May 26, 2022 at 9:16 pm | Posted in Reviews | Leave a comment

Torn: Exit EP
Torn follows his astonishing album
Borderline with this
four-track EP, intended as the final chapter of the album’s narrative. Out-for-blood d’n’b crafted with utter precision, much like his labelmate and sometime collaborator Homemade Weapons. The first three tracks are the sound of controlled combustion, with “Oar” being the sharpest and deadliest. Then the final “Tempest Of Lust” is a doom metal drone that only briefly features some thundering percussion. After this string of releases, Torn is permanently on my watch list.
May 24, 2022 at 9:14 pm | Posted in Reviews | Leave a comment

G Jones & EPROM: Acid Disk 2
G Jones was entirely off my radar before I heard “A2C2I2D”, apparently an in-demand track from his recent live shows, when it was released as a single earlier this year. This was a rare instance when I had to instantly replay a song the first time I heard it because it was just too much to process at first. Distorted blown-out acid breaks at its filthiest, yet enough of a consistent groove that I can easily mix it in a Crush Collision set.

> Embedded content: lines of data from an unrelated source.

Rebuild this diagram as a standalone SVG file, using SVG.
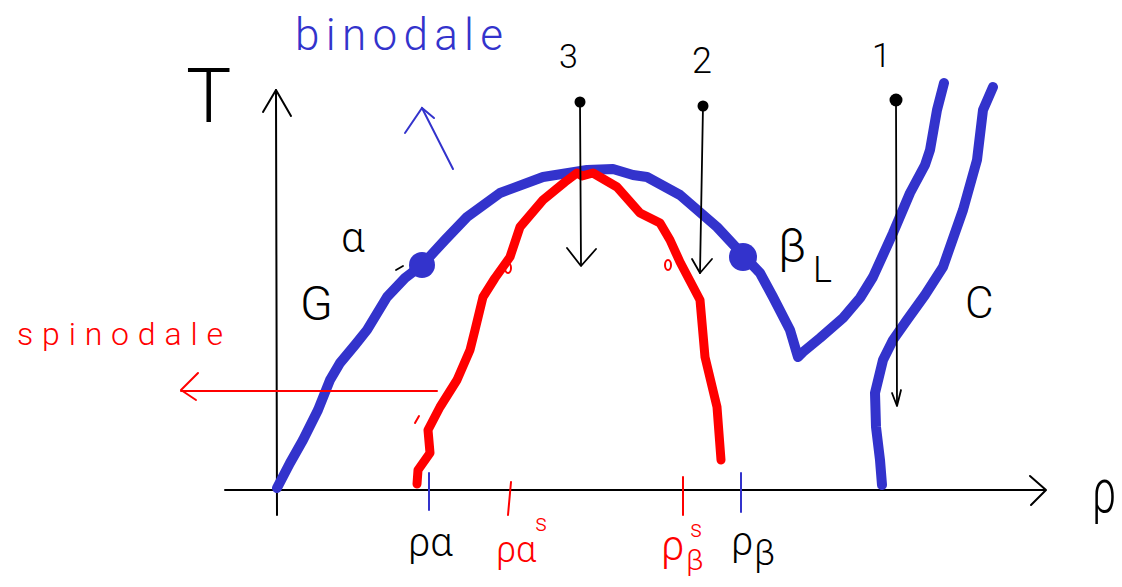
<svg xmlns="http://www.w3.org/2000/svg" width="1122" height="587" viewBox="0 0 1122 587">
<style>
.hw{font-family:Roboto,"Liberation Sans","DejaVu Sans",sans-serif;font-weight:300}
.k{fill:#000}
.b{fill:#3333cc}
.r{fill:#ff0000}
.ax{stroke:#000;stroke-width:2;fill:none;stroke-linecap:round;stroke-linejoin:round}
.thin{stroke:#000;stroke-width:1.8;fill:none;stroke-linecap:round;stroke-linejoin:round}
.bc{stroke:#3333cc;stroke-width:10;fill:none;stroke-linecap:round;stroke-linejoin:round}
.rc{stroke:#ff0000;stroke-width:9;fill:none;stroke-linecap:round;stroke-linejoin:round}
.bt{stroke:#3333cc;stroke-width:2;fill:none;stroke-linecap:round}
.rt{stroke:#ff0000;stroke-width:2;fill:none;stroke-linecap:round;stroke-linejoin:round}
</style>
<rect width="1122" height="587" fill="#fff"/>
<g id="axes">
  <polyline class="ax" points="225,490 1045,490"/>
  <polyline class="ax" points="1030,476 1046,490 1031,505"/>
  <polyline class="ax" points="277,515 276,90"/>
  <polyline class="ax" points="263,112 276,90 291,116"/>
  <text class="hw k" x="186" y="122" font-size="76" font-weight="200">T</text>
  <text class="hw k" transform="translate(1092,512) scale(0.7,1)" x="0" y="0" font-size="62" font-weight="200">ρ</text>
</g>
<g id="connectors">
  <polyline id="binodal" class="bc" points="277,488 290,463 303,440 318,410 330,380 340,363 355,345 367,330 387,297 405,278 422,265 445,240 467,217 500,193 543,177 587,170 613,169 633,175 647,177 680,195 717,227 743,255 760,273 773,297 790,330 798,357 803,352 820,338 843,318 860,298 873,277 893,233 910,193 925,165 930,150 937,110 944,83"/>
  <polyline id="binodal-right" class="bc" points="993,87 983,110 980,135 977,160 963,210 943,267 925,295 907,320 893,340 883,360 875,393 876,427 880,460 882,485"/>
  <polyline id="spinodal" class="rc" points="417,484 418,470 430,453 428,430 440,407 457,380 470,350 475,330 483,297 495,278 510,257 520,227 543,200 565,182 577,173 582,176 593,173 617,187 640,213 660,223 670,240 680,262 700,300 705,357 717,407 721,460"/>
  <ellipse class="rt" cx="508" cy="268" rx="3" ry="5" stroke-width="3"/>
  <ellipse class="rt" cx="668" cy="265" rx="3" ry="5" stroke-width="3"/>
  <line class="rt" x1="415" y1="423" x2="419" y2="416"/>
  <line id="path3" class="thin" x1="580" y1="102" x2="581" y2="265"/>
  <polyline class="thin" points="567,248 581,266 596,249"/>
  <line id="path2" class="thin" x1="703" y1="106" x2="700" y2="273"/>
  <polyline class="thin" points="692,259 700,273 712,259"/>
  <line id="path1" class="thin" x1="896" y1="100" x2="897" y2="405"/>
  <polyline class="thin" points="892,393 897,406 901,390"/>
  <line id="spinodal-arrow" class="rt" x1="437" y1="391" x2="181" y2="391"/>
  <polyline class="rt" points="198,373 181,390 196,400"/>
  <line id="binodal-arrow" class="bt" x1="453" y1="169" x2="422" y2="108"/>
  <polyline class="bt" points="405,133 422,108 434,118"/>
  <line class="thin" x1="396" y1="270" x2="403" y2="266"/>
</g>
<g id="point-3">
  <circle cx="580" cy="102" r="5.5" fill="#000"/>
  <text class="hw k" x="559" y="68" font-size="34">3</text>
</g>
<g id="point-2">
  <circle cx="703" cy="106" r="5.5" fill="#000"/>
  <text class="hw k" x="692" y="73" font-size="36">2</text>
</g>
<g id="point-1">
  <circle cx="896" cy="100" r="6.5" fill="#000"/>
  <text class="hw k" x="872" y="67" font-size="34">1</text>
</g>
<g id="G-alpha">
  <circle cx="422" cy="265" r="13" fill="#3333cc"/>
  <text class="hw k" x="300" y="320" font-size="48">G</text>
  <text class="hw k" x="341" y="252" font-size="42">α</text>
</g>
<g id="beta-L">
  <circle cx="743" cy="257" r="14" fill="#3333cc"/>
  <text class="hw k" x="778" y="262" font-size="48">β</text>
  <text class="hw k" x="813" y="282" font-size="36">L</text>
</g>
<g id="C">
  <text class="hw k" x="965" y="318" font-size="44">C</text>
</g>
<g id="binodale-label">
  <text class="hw b" x="295" y="50" font-size="44" textLength="208" lengthAdjust="spacing">binodale</text>
</g>
<g id="spinodale-label">
  <text class="hw r" x="17" y="345" font-size="32" textLength="206" lengthAdjust="spacing">spinodale</text>
</g>
<g id="rho-alpha">
  <line class="bt" x1="429" y1="473" x2="429" y2="510"/>
  <text class="hw k" x="408" y="556" font-size="40">ρα</text>
</g>
<g id="rho-alpha-s">
  <line class="rt" x1="511" y1="482" x2="508" y2="515"/>
  <text class="hw r" x="496" y="562" font-size="36">ρα</text>
  <text class="hw r" x="535" y="531" font-size="24">s</text>
</g>
<g id="rho-beta-s">
  <line class="rt" x1="683" y1="477" x2="683" y2="515"/>
  <text class="hw r" x="661" y="560" font-size="42">ρ</text>
  <text class="hw r" x="686" y="570" font-size="30">β</text>
  <text class="hw r" x="690" y="537" font-size="24">s</text>
</g>
<g id="rho-beta">
  <line class="bt" x1="741" y1="473" x2="741" y2="512"/>
  <text class="hw k" x="731" y="555" font-size="40">ρ</text>
  <text class="hw k" x="754" y="565" font-size="36">β</text>
</g>
</svg>
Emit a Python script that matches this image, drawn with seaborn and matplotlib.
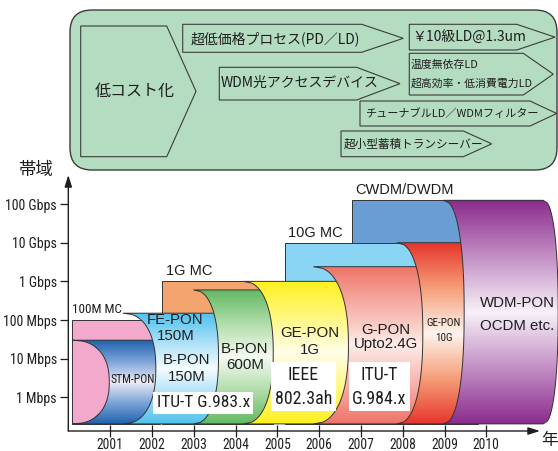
import numpy as np
import matplotlib
matplotlib.use("Agg")
import matplotlib.pyplot as plt
import seaborn as sns
from matplotlib import font_manager as fm
from matplotlib.patches import Polygon, Rectangle, FancyBboxPatch
from matplotlib.colors import LinearSegmentedColormap
from matplotlib.ticker import NullLocator
from matplotlib.transforms import offset_copy

# ---------------------------------------------------------------- data
years = [2001, 2002, 2003, 2004, 2005, 2006, 2007, 2008, 2009, 2010]
bw_ticks = [1e6, 1e7, 1e8, 1e9, 1e10, 1e11]
bw_labels = ["1 Mbps", "10 Mbps", "100 Mbps", "1 Gbps", "10 Gbps", "100 Gbps"]

# media converters / WDM (flat bands)
mc_names = ["100M MC", "1G MC", "10G MC", "CWDM/DWDM"]
mc_start = [2000.08, 2002.24, 2005.18, 2006.78]
mc_end = [2002.2, 2004.9, 2008.6, 2009.8]
mc_top = [1e8, 1e9, 1e10, 1.25e11]

# PON generations (cylinder slices)
pon_names = ["STM-PON", "FE-PON\n150M", "B-PON\n600M", "GE-PON\n1G",
             "G-PON\nUpto2.4G", "GE-PON\n10G", "WDM-PON\nOCDM etc."]
pon_start = [2000.10, 2001.30, 2002.99, 2004.18, 2005.86, 2007.86, 2008.97]
pon_top = [3e7, 1.5e8, 6e8, 1e9, 2.4e9, 1e10, 1.25e11]
pon_last_end = 2011.36

floor_bps = 2.05e5

sub_label = "B-PON\n150M"
standards = ["ITU-T G.983.x", "IEEE\n802.3ah", "ITU-T\nG.984.x"]

goal_text = "低コスト化"
roadmap_items = ["超低価格プロセス(PD／LD)", "WDM光アクセスデバイス", "￥10級LD@1.3um",
                 "温度無依存LD\n超高効率・低消費電力LD", "チューナブルLD／WDMフィルター",
                 "超小型蓄積トランシーバー"]

# ---------------------------------------------------------------- style
sns.set_theme(style="ticks")
entries = fm.fontManager.ttflist
installed = {f.name for f in entries}
REGULAR = ["Liberation Sans", "DejaVu Sans"]
JP = ["Noto Sans CJK JP", "DejaVu Sans"]
plt.rcParams["font.family"] = REGULAR

# pick a condensed sans face for the tight labels
if "Liberation Sans Narrow" in installed:
    NARROW, NARROW_STRETCH, NARROW_SCALE = ["Liberation Sans Narrow", "DejaVu Sans"], "normal", 1.0
elif "Roboto Condensed" in installed:
    NARROW, NARROW_STRETCH, NARROW_SCALE = ["Roboto Condensed", "DejaVu Sans"], "normal", 1.0
elif any(f.name == "DejaVu Sans" and "condensed" in str(f.stretch) for f in entries):
    NARROW, NARROW_STRETCH, NARROW_SCALE = ["DejaVu Sans"], "condensed", 0.9
else:
    NARROW, NARROW_STRETCH, NARROW_SCALE = ["DejaVu Sans"], "normal", 0.82

INK = "#1e1e1e"
EDGE = "#333333"
BOX_GREEN = "#b4dcc1"


def narrow(size):
    return dict(family=NARROW, fontstretch=NARROW_STRETCH, fontsize=size * NARROW_SCALE)


W, H = 558, 451
fig = plt.figure(figsize=(W / 100, H / 100), dpi=100)
fig.patch.set_facecolor("white")

ax = fig.add_axes([68.3 / W, 1 - 431 / H, 1 - 68.3 / W, (431 - 175) / H])
ax.set_zorder(2)
ax.patch.set_alpha(0)
ax.set_yscale("log")
XLIM = (1999.995, 2011.716)
YLIM = (10 ** 5.128, 10 ** 11.752)
ax.set_xlim(*XLIM)
ax.set_ylim(*YLIM)

# ---------------------------------------------------------------- flat bands
mc_colors = ["#f2a9cc", "#f4a46e", "#89d5f3", "#6a9dd3"]
n_mc = len(mc_names)
for i in range(n_mc):
    ax.add_patch(Rectangle((mc_start[i], floor_bps), mc_end[i] - mc_start[i],
                           mc_top[i] - floor_bps, facecolor=mc_colors[i],
                           edgecolor=EDGE, lw=0.7, zorder=1 + 0.1 * (n_mc - i)))

mc_label_pos = [(2000.086, 10 ** 8.262), (2002.326, 10 ** 9.26),
                (2005.26, 10 ** 10.26), (2006.857, 10 ** 11.365)]
mc_label_font = [narrow(9.5), dict(family=REGULAR, fontsize=10.5),
                 dict(family=REGULAR, fontsize=10.5), dict(family=REGULAR, fontsize=10.5)]
for name, (x, y), fnt in zip(mc_names, mc_label_pos, mc_label_font):
    ax.text(x, y, name, ha="left", va="center", color=INK, zorder=40, **fnt)

# ---------------------------------------------------------------- PON slices
pon_edge = ["#1f62ae", "#4fc2ee", "#63b863", "#fff01e", "#ee7467", "#e5352b", "#8a2b8c"]
pon_via = ["#7aa3d6", "#a6def6", "#b0dcaa", "#fff780", "#f6b0a8", "#f59d78", "#c28ec4"]
pon_mid = ["#eceaf6", "#f3fbfe", "#f4faf1", "#fffde8", "#fdebe7", "#fdf3ec", "#f7f0f8"]
pon_rx = [0.876, 0.79, 0.6, 0.72, 0.84, 0.62, 0.5]
EXP = 2.3


def slice_vertices(x0, x1, top, bottom, rxl, rxr, n=90):
    lt, lb = np.log10(top), np.log10(bottom)
    yc, ry = (lt + lb) / 2, (lt - lb) / 2
    t = np.linspace(1, -1, n)
    f = (1 - np.abs(t) ** EXP) ** (1 / EXP)
    right = np.column_stack([x1 + rxr * f, 10 ** (yc + ry * t)])
    left = np.column_stack([x0 + rxl * f[::-1], 10 ** (yc + ry * t[::-1])])
    return np.vstack([right, left]), yc, ry


n_pon = len(pon_names)
for i in range(n_pon):
    x0 = pon_start[i]
    if i < n_pon - 1:
        x1 = pon_start[i + 1] + pon_rx[i + 1]
        rxr = 0.2
    else:
        x1 = pon_last_end
        rxr = 0.36
    verts, yc, ry = slice_vertices(x0, x1, pon_top[i], floor_bps, pon_rx[i], rxr)
    z = 5 + 2 * i
    cmap = LinearSegmentedColormap.from_list(
        f"pon{i}", [(0, pon_mid[i]), (0.5, pon_via[i]), (1, pon_edge[i])])
    ly = np.linspace(np.log10(floor_bps), np.log10(pon_top[i]), 161)
    tc = np.abs(((ly[:-1] + ly[1:]) / 2 - yc) / ry)
    mesh = ax.pcolormesh(np.array([x0 - 0.05, x1 + rxr + 0.05]), 10 ** ly,
                         tc[:, None], cmap=cmap, vmin=0, vmax=1,
                         shading="flat", zorder=z)
    outline = Polygon(verts, closed=True, facecolor="none", edgecolor=EDGE,
                      lw=0.7, zorder=z + 0.5)
    ax.add_patch(outline)
    mesh.set_clip_path(outline)


def stacked_text(x, y, text, step_px, **kw):
    lines = text.split("\n")
    n = len(lines)
    for k, line in enumerate(lines):
        dy = ((n - 1) / 2 - k) * step_px * 72 / 100
        tr = offset_copy(ax.transData, fig=fig, x=0, y=dy, units="points")
        ax.text(x, y, line, transform=tr, ha="center", va="center",
                color=INK, zorder=40, **kw)


pon_label_pos = [(2001.543, 10 ** 6.448), (2002.558, 10 ** 7.785), (2004.224, 10 ** 7.037),
                 (2005.768, 10 ** 7.439), (2007.599, 10 ** 7.56), (2008.987, 10 ** 7.72),
                 (2010.746, 10 ** 8.142)]
pon_label_step = [0, 15.7, 15.7, 16.7, 14.0, 15.0, 22.4]
for i in range(n_pon):
    if i == 0:
        fnt = narrow(8.4)
    elif i == 5:
        fnt = narrow(8.0)
    else:
        fnt = dict(family=REGULAR, fontsize=10.8)
    x, y = pon_label_pos[i]
    stacked_text(x, y, pon_names[i], pon_label_step[i], **fnt)

stacked_text(2002.829, 10 ** 6.750, sub_label, 16.7, family=REGULAR, fontsize=10.8)

standard_pos = [(2003.226, 10 ** 5.860), (2005.619, 10 ** 6.274), (2007.443, 10 ** 6.274)]
standard_size = [12.5, 12.9, 12.9]
for s, (x, y), sz in zip(standards, standard_pos, standard_size):
    ax.text(x, y, s, ha="center", va="center", multialignment="center",
            linespacing=1.4, color=INK, zorder=45,
            bbox=dict(boxstyle="square,pad=0.2", facecolor="white", edgecolor="none"),
            **narrow(sz))

# ---------------------------------------------------------------- axes
ax.set_xticks(years)
ax.set_xticklabels([str(y) for y in years])
ax.set_yticks(bw_ticks)
ax.set_yticklabels(bw_labels)
ax.yaxis.set_minor_locator(NullLocator())
ax.xaxis.set_minor_locator(NullLocator())
ax.tick_params(axis="x", direction="inout", length=8, width=0.9, color=INK, pad=1.2,
               labelcolor=INK)
ax.tick_params(axis="y", direction="out", length=5.5, width=0.9, color=INK, pad=2.8,
               labelcolor=INK)
fx = narrow(9.8)
for lbl in ax.get_xticklabels():
    lbl.set_fontfamily(fx["family"])
    lbl.set_fontstretch(fx["fontstretch"])
    lbl.set_fontsize(fx["fontsize"])
fy = narrow(10.0)
for lbl in ax.get_yticklabels():
    lbl.set_fontfamily(fy["family"])
    lbl.set_fontstretch(fy["fontstretch"])
    lbl.set_fontsize(fy["fontsize"])
sns.despine(ax=ax, left=True, bottom=True)
ax.grid(False)

arrow_kw = dict(arrowstyle="-|>,head_length=0.7,head_width=0.22", color=INK, lw=1.0,
                shrinkA=0, shrinkB=0, mutation_scale=10)
a1 = ax.annotate("", xy=(2011.285, YLIM[0]), xytext=(XLIM[0], YLIM[0]),
                 arrowprops=arrow_kw, annotation_clip=False, zorder=50)
a2 = ax.annotate("", xy=(XLIM[0], YLIM[1]), xytext=(XLIM[0], YLIM[0]),
                 arrowprops=arrow_kw, annotation_clip=False, zorder=50)
for a in (a1, a2):
    a.arrow_patch.set_clip_on(False)
ax.set_xlim(*XLIM)
ax.set_ylim(*YLIM)

# ---------------------------------------------------------------- roadmap panel (pixel space)
deco = fig.add_axes([0, 0, 1, 1])
deco.set_zorder(1)
deco.set_xlim(0, W)
deco.set_ylim(H, 0)
deco.axis("off")

deco.add_patch(FancyBboxPatch((70, 10), 487, 160, boxstyle="round,pad=0,rounding_size=22",
                              facecolor=BOX_GREEN, edgecolor="#3c3c3c", lw=1.0))


def pentagon(left, top, bottom, body_right, tip):
    mid = (top + bottom) / 2
    return Polygon([(left, top), (body_right, top), (tip, mid), (body_right, bottom),
                    (left, bottom)], closed=True, facecolor=BOX_GREEN,
                   edgecolor="#3c3c3c", lw=0.8)


deco.add_patch(pentagon(80.7, 26, 156.7, 166.7, 196))
deco.text(135, 91, goal_text, ha="center", va="center", family=JP, fontsize=11.5, color=INK)

item_shapes = [(182.7, 24.3, 52.3, 361.7, 403.3), (219.3, 67.3, 100, 356.7, 400),
               (409.3, 24.3, 50, 516.7, 555), (409.3, 53.3, 95, 523.3, 553.3),
               (360, 101, 126, 530, 556.7), (341, 131, 156.7, 463.3, 491.7)]
item_text_x = [190.7, 221, 412.7, 410.7, 365, 343.3]
item_text_y = [[38.5], [83.3], [38], [65, 83.3], [113.7], [144.3]]
item_size = [10, 10, 10, 7.8, 8, 8.4]
for shape, item, tx, tys, sz in zip(item_shapes, roadmap_items, item_text_x,
                                    item_text_y, item_size):
    deco.add_patch(pentagon(*shape))
    for line, ty in zip(item.split("\n"), tys):
        deco.text(tx, ty, line, ha="left", va="center", family=JP, fontsize=sz, color=INK)

deco.text(35.8, 170, "帯域", ha="center", va="center", family=JP, fontsize=12.5, color=INK)
deco.text(541, 449.5, "年", ha="left", va="bottom", family=JP, fontsize=12, color=INK)

fig.savefig("out.png", dpi=100, facecolor="white")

This EP with EPROM (another well-known EDM type I haven’t really paid attention to) does further damage, going for a similar acid breaks hybrid, but taking it in so many other directions. EPROM’s “Facebang (Acid Mix)”, presumably a tribute to Bangface, starts out with an almost majestic intro before absolutely pummeling with brutal, pitched-down breakbeats. G Jones’ “On the Platform” has hi-tech acid synths similar to recent Squarepusher, and then it just rockets heavenward as an emotional d’n’b epic. The collaboration “Final Lap” is similarly teary, touching on trance and footwork before blasting off into an acid jungle climax. It… is… breathtaking. Easily one of the biggest surprises of the year for me.